> **Set problem**
Select every line containing the word "that" from the material, and copy those lines.
########################################
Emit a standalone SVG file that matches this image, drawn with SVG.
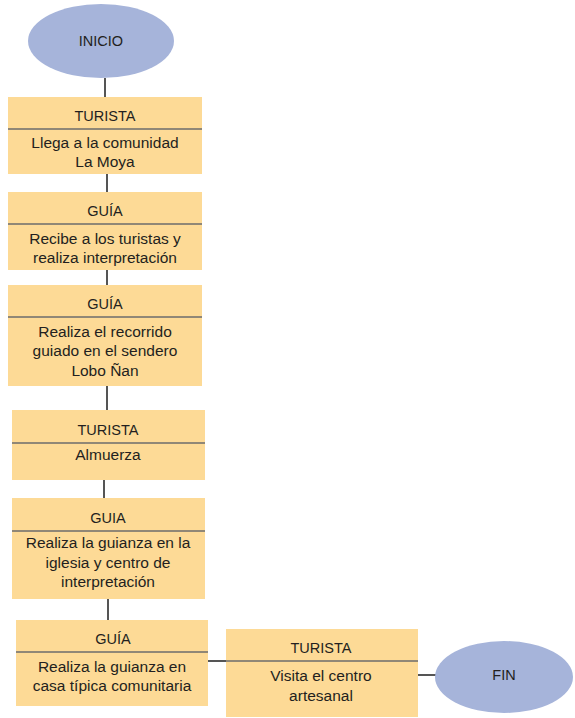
<svg xmlns="http://www.w3.org/2000/svg" width="575" height="718" viewBox="0 0 575 718">
<style>
.box{fill:#FDDA96;}
.div{stroke:#6b6b6b;stroke-width:1.6;}
.term{fill:#A6B4DA;}
.conn{stroke:#555555;stroke-width:2;fill:none;}
text{font-family:"Liberation Sans",Arial,sans-serif;fill:#231F20;text-anchor:middle;font-size:15.5px;}
.h{font-size:14.5px;}
</style>
<rect width="575" height="718" fill="#ffffff"/>
<g id="connectors">
<line class="conn" x1="105" y1="78" x2="105" y2="97"/>
<line class="conn" x1="107" y1="174" x2="107" y2="192"/>
<line class="conn" x1="107" y1="270" x2="107" y2="285"/>
<line class="conn" x1="107" y1="386" x2="107" y2="410"/>
<line class="conn" x1="104" y1="480" x2="104" y2="498"/>
<line class="conn" x1="108" y1="599" x2="108" y2="620"/>
<line class="conn" x1="208" y1="661" x2="226" y2="661"/>
<line class="conn" x1="418" y1="675" x2="436" y2="675"/>
</g>
<g id="inicio">
<ellipse class="term" cx="101" cy="41" rx="73" ry="37"/>
<text class="h" x="101" y="46">INICIO</text>
</g>
<g id="n1">
<rect class="box" x="8" y="97" width="194" height="77"/>
<line class="div" x1="8" y1="129" x2="202" y2="129"/>
<text class="h" x="105" y="121">TURISTA</text>
<text x="105" y="148">Llega a la comunidad</text>
<text x="105" y="167">La Moya</text>
</g>
<g id="n2">
<rect class="box" x="8" y="192" width="194" height="78"/>
<line class="div" x1="8" y1="224" x2="202" y2="224"/>
<text class="h" x="105" y="216">GUÍA</text>
<text x="105" y="244">Recibe a los turistas y</text>
<text x="105" y="263">realiza interpretación</text>
</g>
<g id="n3">
<rect class="box" x="8" y="285" width="194" height="101"/>
<line class="div" x1="8" y1="317" x2="202" y2="317"/>
<text class="h" x="105" y="309">GUÍA</text>
<text x="105" y="337">Realiza el recorrido</text>
<text x="105" y="356">guiado en el sendero</text>
<text x="105" y="376">Lobo Ñan</text>
</g>
<g id="n4">
<rect class="box" x="12" y="410" width="193" height="70"/>
<line class="div" x1="12" y1="443" x2="205" y2="443"/>
<text class="h" x="108" y="435">TURISTA</text>
<text x="108" y="460">Almuerza</text>
</g>
<g id="n5">
<rect class="box" x="12" y="498" width="193" height="101"/>
<line class="div" x1="12" y1="531" x2="205" y2="531"/>
<text class="h" x="108" y="523">GUIA</text>
<text x="108" y="548">Realiza la guianza en la</text>
<text x="108" y="568">iglesia y centro de</text>
<text x="108" y="587">interpretación</text>
</g>
<g id="n6">
<rect class="box" x="16" y="620" width="192" height="86"/>
<line class="div" x1="16" y1="652" x2="208" y2="652"/>
<text class="h" x="113" y="644">GUÍA</text>
<text x="112" y="672">Realiza la guianza en</text>
<text x="112" y="691">casa típica comunitaria</text>
</g>
<g id="n7">
<rect class="box" x="226" y="629" width="192" height="88"/>
<line class="div" x1="226" y1="661" x2="418" y2="661"/>
<text class="h" x="321" y="653">TURISTA</text>
<text x="321" y="681">Visita el centro</text>
<text x="321" y="701">artesanal</text>
</g>
<g id="fin">
<ellipse class="term" cx="504" cy="677" rx="69" ry="36"/>
<text class="h" x="504" y="680">FIN</text>
</g>
</svg>
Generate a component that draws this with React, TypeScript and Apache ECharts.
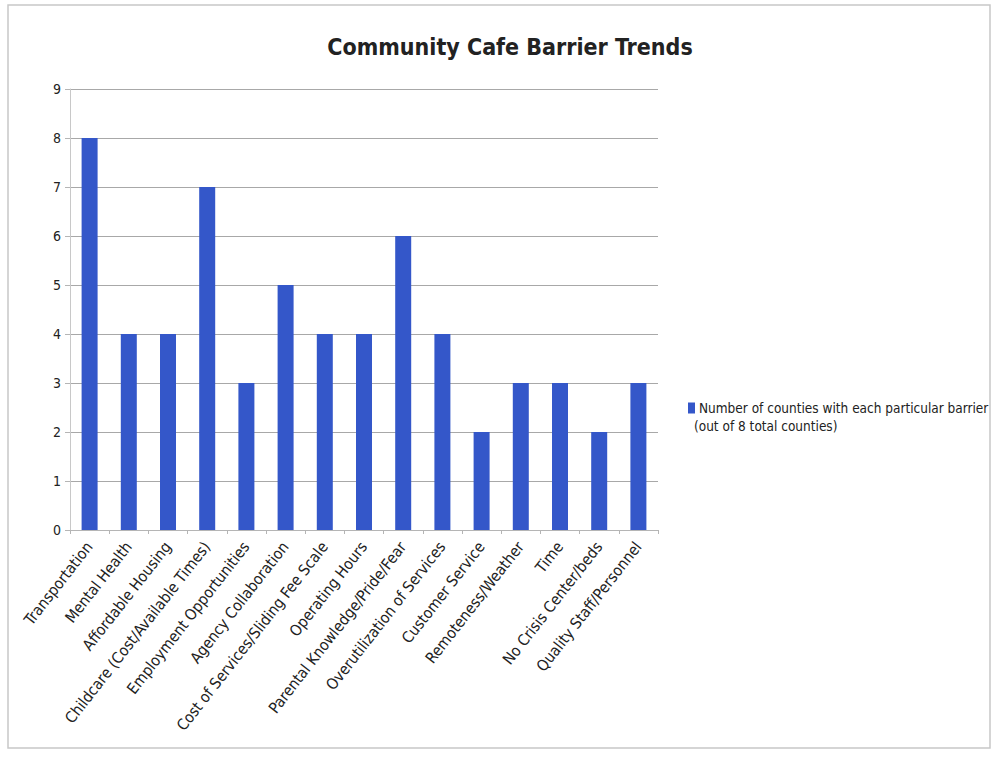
import React, { useEffect, useRef } from "react";
import * as echarts from "echarts";

const categories = [
  "Transportation",
  "Mental Health",
  "Affordable Housing",
  "Childcare (Cost/Available Times)",
  "Employment Opportunities",
  "Agency Collaboration",
  "Cost of Services/Sliding Fee Scale",
  "Operating Hours",
  "Parental Knowledge/Pride/Fear",
  "Overutilization of Services",
  "Customer Service",
  "Remoteness/Weather",
  "Time",
  "No Crisis Center/beds",
  "Quality Staff/Personnel",
];
const values = [8, 4, 4, 7, 3, 5, 4, 4, 6, 4, 2, 3, 3, 2, 3];
const seriesName = "Number of counties with each particular barrier (out of 8 total counties)";
const legendLine1 = "Number of counties with each particular barrier";
const legendLine2 = "(out of 8 total counties)";
const titleText = "Community Cafe Barrier Trends";

const FONT = "'DejaVu Sans Condensed', 'Liberation Sans', sans-serif";

export default function App() {
  const ref = useRef<HTMLDivElement>(null);
  useEffect(() => {
    document.body.style.margin = "0";
    const chart = echarts.init(ref.current!, null, { renderer: "svg" });
    chart.setOption({
      animation: false,
      backgroundColor: "#ffffff",
      title: {
        text: titleText,
        left: 505,
        textAlign: "center",
        top: 30,
        textStyle: { fontFamily: FONT, fontSize: 23, fontWeight: "bold", color: "#222" },
      },
      legend: {
        left: 683,
        top: 396,
        icon: "rect",
        itemWidth: 7,
        itemHeight: 11,
        itemGap: 4,
        formatter: () => legendLine1,
        textStyle: { fontFamily: FONT, fontSize: 13.5, color: "#222", padding: [0, 0, 0, -1] },
        data: [seriesName],
      },
      graphic: [
        {
          type: "rect",
          shape: { x: 8, y: 5, width: 982, height: 743 },
          style: { fill: "none", stroke: "#c8c8c8", lineWidth: 1.5 },
          silent: true,
        },
        {
          type: "text",
          left: 694,
          top: 419,
          style: { text: legendLine2, fontFamily: FONT, fontSize: 13.5, fill: "#222" },
        },
      ],
      grid: { left: 70, top: 89, width: 588, height: 441, containLabel: false },
      xAxis: {
        type: "category",
        data: categories,
        axisLine: { show: true, lineStyle: { color: "#b5b5b5" } },
        axisTick: { show: true, alignWithLabel: false, length: 4, lineStyle: { color: "#b5b5b5" } },
        axisLabel: {
          interval: 0,
          rotate: 52,
          margin: 14,
          fontFamily: FONT,
          fontSize: 15.5,
          color: "#222",
        },
      },
      yAxis: {
        type: "value",
        min: 0,
        max: 9,
        interval: 1,
        axisLine: { show: true, lineStyle: { color: "#c8c8c8" } },
        axisTick: { show: true, length: 5, lineStyle: { color: "#b5b5b5" } },
        axisLabel: { fontFamily: FONT, fontSize: 14, color: "#222", margin: 9 },
        splitLine: { lineStyle: { color: "#a8a8a8", width: 1.2 } },
      },
      series: [
        {
          name: seriesName,
          type: "bar",
          data: values,
          barWidth: 16,
          itemStyle: { color: "#3457c9" },
        },
      ],
    });
    return () => chart.dispose();
  }, []);
  return <div ref={ref} style={{ width: 994, height: 758 }} />;
}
########################################
> **The response**
Emit a standalone SVG file that matches this image, drawn with SVG.
Generate a component that draws this with React, TypeScript and Apache ECharts.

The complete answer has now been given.